The decision to move forward with the execution comes in a state where Black men are overrepresented on death row and in which several botched executions resulted in what critics consider cruel and unusual state-sanctioned killings of prisoners.
Oklahoma Pardon and Parole Board criticized for ties to law enforcement
Meanwhile, the Oklahoma Coalition to Abolish the Death Penalty blasted the Pardon and Parole Board for its decision to move forward with killing Jemaine Cannon.
“We have a serious problem with the composition of the Pardon and Parole Board (OK-CADP). Three former District Attorneys voted No today to clemency for Jemaine Cannon. The two other members of the [Board] voted Yes. We had the same split in the previous two clemency hearings,” a statement from OK-CADP reads.

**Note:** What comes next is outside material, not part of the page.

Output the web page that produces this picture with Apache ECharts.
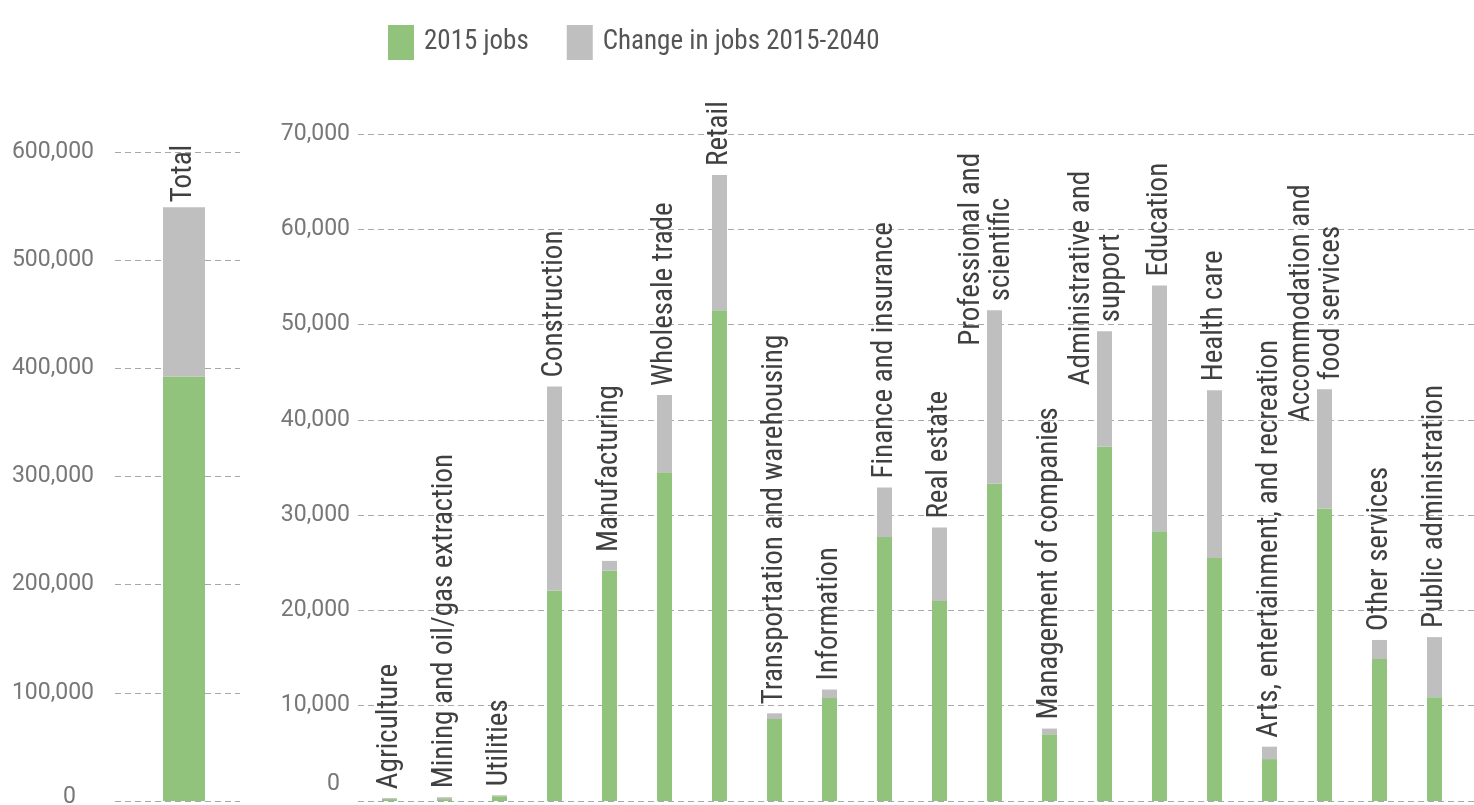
<!DOCTYPE html>
<html>
<head>
<meta charset="utf-8">
<script src="https://cdn.jsdelivr.net/npm/echarts@6/dist/echarts.min.js"></script>
<style>
  html, body { margin: 0; padding: 0; background: #ffffff; }
  #chart { width: 1474px; height: 805px; }
</style>
</head>
<body>
<div id="chart"></div>
<script>
// ---- data ----
const seriesNames = ['2015 jobs', 'Change in jobs 2015-2040'];
const totalCategory = ['Total'];
const totalJobs2015 = [392500];
const totalChange = [156500];
const categories = [
  'Agriculture',
  'Mining and oil/gas extraction',
  'Utilities',
  'Construction',
  'Manufacturing',
  'Wholesale trade',
  'Retail',
  'Transportation and warehousing',
  'Information',
  'Finance and insurance',
  'Real estate',
  'Professional and\nscientific',
  'Management of companies',
  'Administrative and\nsupport',
  'Education',
  'Health care',
  'Arts, entertainment, and recreation',
  'Accommodation and\nfood services',
  'Other services',
  'Public administration'
];
const jobs2015 = [200, 200, 500, 22100, 24200, 34500, 51500, 8600, 10800, 27700, 21000, 33300, 7000, 37200, 28300, 25500, 4400, 30700, 14900, 10900];
const jobsChange = [100, 200, 100, 21400, 1000, 8100, 14200, 600, 900, 5200, 7700, 18200, 600, 12100, 25800, 17600, 1300, 12500, 2000, 6300];
const leftTicks = { min: 0, max: 600000, interval: 100000 };
const rightTicks = { min: 0, max: 70000, interval: 10000 };

// ---- styles ----
const GREEN = '#91c37c';
const GREY = '#bfbfbf';
const labelFont = "'Liberation Sans Narrow', 'Roboto Condensed', 'DejaVu Sans Condensed', sans-serif";
const tickFont = "Roboto, 'Liberation Sans', sans-serif";
const LABEL_SIZE = 29;

function fmt(v) { return Number(v).toLocaleString('en-US'); }
function catLabel(p) {
  return String(p.name).split('\n').map(s => '{c|' + s + '}').join('\n');
}
const catLabelStyle = {
  show: true,
  position: 'top',
  rotate: 90,
  align: 'left',
  verticalAlign: 'middle',
  distance: 9,
  color: '#404040',
  fontFamily: labelFont,
  fontSize: LABEL_SIZE,
  lineHeight: 30,
  formatter: catLabel,
  rich: { c: { align: 'center', color: '#404040', fontFamily: labelFont, fontSize: LABEL_SIZE, lineHeight: 30 } }
};
const splitLineStyle = { show: true, lineStyle: { color: '#a8a8a8', type: [6, 4], width: 1 } };
function yLabel(padZero, margin) {
  return {
    color: '#777777',
    fontFamily: tickFont,
    fontSize: 23,
    margin: margin,
    formatter: function (v) { return v === 0 ? '{z|0}' : fmt(v); },
    rich: { z: { color: '#777777', fontFamily: tickFont, fontSize: 23, padding: padZero } }
  };
}
const hiddenX = { type: 'category', data: [], axisLine: { show: false }, axisTick: { show: false }, axisLabel: { show: false } };
function barX(grid, data) {
  return { type: 'category', gridIndex: grid, data: data, axisLine: { show: false }, axisTick: { show: false }, axisLabel: { show: false } };
}
function hiddenY(grid, t) {
  return { type: 'value', gridIndex: grid, min: t.min, max: t.max, interval: t.interval, show: false, splitLine: { show: false } };
}

// multi-line labels: centred lines, with the last (shorter) line resting on the bar.
// dx/dy act in the label's rotated frame (dx: along the text, dy: across it).
const measureCtx = document.createElement('canvas').getContext('2d');
measureCtx.font = LABEL_SIZE + 'px ' + labelFont;
function shiftMultiline(p) {
  const raw = String(p.text || '').replace(/\{c\|([^}]*)\}/g, '$1');
  if (raw.indexOf('\n') < 0) return {};
  const widths = raw.split('\n').map(s => measureCtx.measureText(s).width);
  const longest = Math.max.apply(null, widths);
  const last = widths[widths.length - 1];
  return { dx: -(longest - last) / 2, dy: -8 };
}

const chart = echarts.init(document.getElementById('chart'), null, { renderer: 'canvas' });
chart.setOption({
  animation: false,
  backgroundColor: '#ffffff',
  legend: {
    data: seriesNames,
    left: 383,
    top: 20,
    icon: 'rect',
    itemWidth: 26,
    itemHeight: 35,
    itemGap: 38,
    textStyle: { color: '#555555', fontFamily: labelFont, fontSize: 27, padding: [0, 0, 0, 5] }
  },
  grid: [
    { left: 115, width: 125, top: 152, bottom: 4, outerBoundsMode: 'none', containLabel: false },   // left gridlines + axis
    { left: 121.5, width: 125, top: 152, bottom: 4, outerBoundsMode: 'none', containLabel: false }, // total bar
    { left: 358, right: 0, top: 134, bottom: 4, outerBoundsMode: 'none', containLabel: false },     // right gridlines + axis
    { left: 362, width: 1100, top: 134, bottom: 4, outerBoundsMode: 'none', containLabel: false }   // industry bars
  ],
  xAxis: [
    Object.assign({ gridIndex: 0 }, hiddenX),
    barX(1, totalCategory),
    Object.assign({ gridIndex: 2 }, hiddenX),
    barX(3, categories)
  ],
  yAxis: [
    { type: 'value', gridIndex: 0, min: leftTicks.min, max: leftTicks.max, interval: leftTicks.interval,
      axisLine: { show: false }, axisTick: { show: false }, splitLine: splitLineStyle, axisLabel: yLabel([0, 18, 8, 0], 21) },
    hiddenY(1, leftTicks),
    { type: 'value', gridIndex: 2, min: rightTicks.min, max: rightTicks.max, interval: rightTicks.interval,
      axisLine: { show: false }, axisTick: { show: false }, splitLine: splitLineStyle, axisLabel: yLabel([0, 10, 34, 0], 8) },
    hiddenY(3, rightTicks)
  ],
  series: [
    { name: seriesNames[0], type: 'bar', xAxisIndex: 1, yAxisIndex: 1, stack: 'total', barWidth: 42,
      itemStyle: { color: GREEN }, data: totalJobs2015 },
    { name: seriesNames[1], type: 'bar', xAxisIndex: 1, yAxisIndex: 1, stack: 'total', barWidth: 42,
      itemStyle: { color: GREY }, data: totalChange, label: Object.assign({}, catLabelStyle, { distance: 5 }) },
    { name: seriesNames[0], type: 'bar', xAxisIndex: 3, yAxisIndex: 3, stack: 'ind', barWidth: 15,
      itemStyle: { color: GREEN }, data: jobs2015 },
    { name: seriesNames[1], type: 'bar', xAxisIndex: 3, yAxisIndex: 3, stack: 'ind', barWidth: 15,
      itemStyle: { color: GREY }, data: jobsChange, label: catLabelStyle, labelLayout: shiftMultiline }
  ]
});
</script>
</body>
</html>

Notably, state and local prosecutors have a history of interfering in the clemency and commutation proceedings for other former death row detainees. After Julius Jones was granted an historic clemency recommendation by the Pardon and Parole Board in 2021, board member replacements have resulted in DAs representing a majority of the board.
Anti-Death Penalty group denounces death sentence for Jemaine Cannon
“Jemaine Cannon was physically abused by his mother and stepfather over his entire childhood. He suffers from Complex Post Traumatic Stress Syndrome. Cannon told a police investigator that he just snapped. The district attorneys are unable to recognize the vulnerability of the men that come before them,” OK-CADP stated.
“It is a failure of imagination. It is hard for anyone who grew up in middle-class homes with stable and loving parents to imagine the trauma these men suffered as children and the role it played in their violent lives. We cannot imagine how a normal human being could act that way,” the statement continues. “For the State to kill him is not justice, it is cruelty.”
The July 20 execution of Jemaine Cannon will mark the second execution in Oklahoma in 2023, and the 9th execution under Republican Governor Kevin Stitt’s administration, according to the Death Penalty Information Center.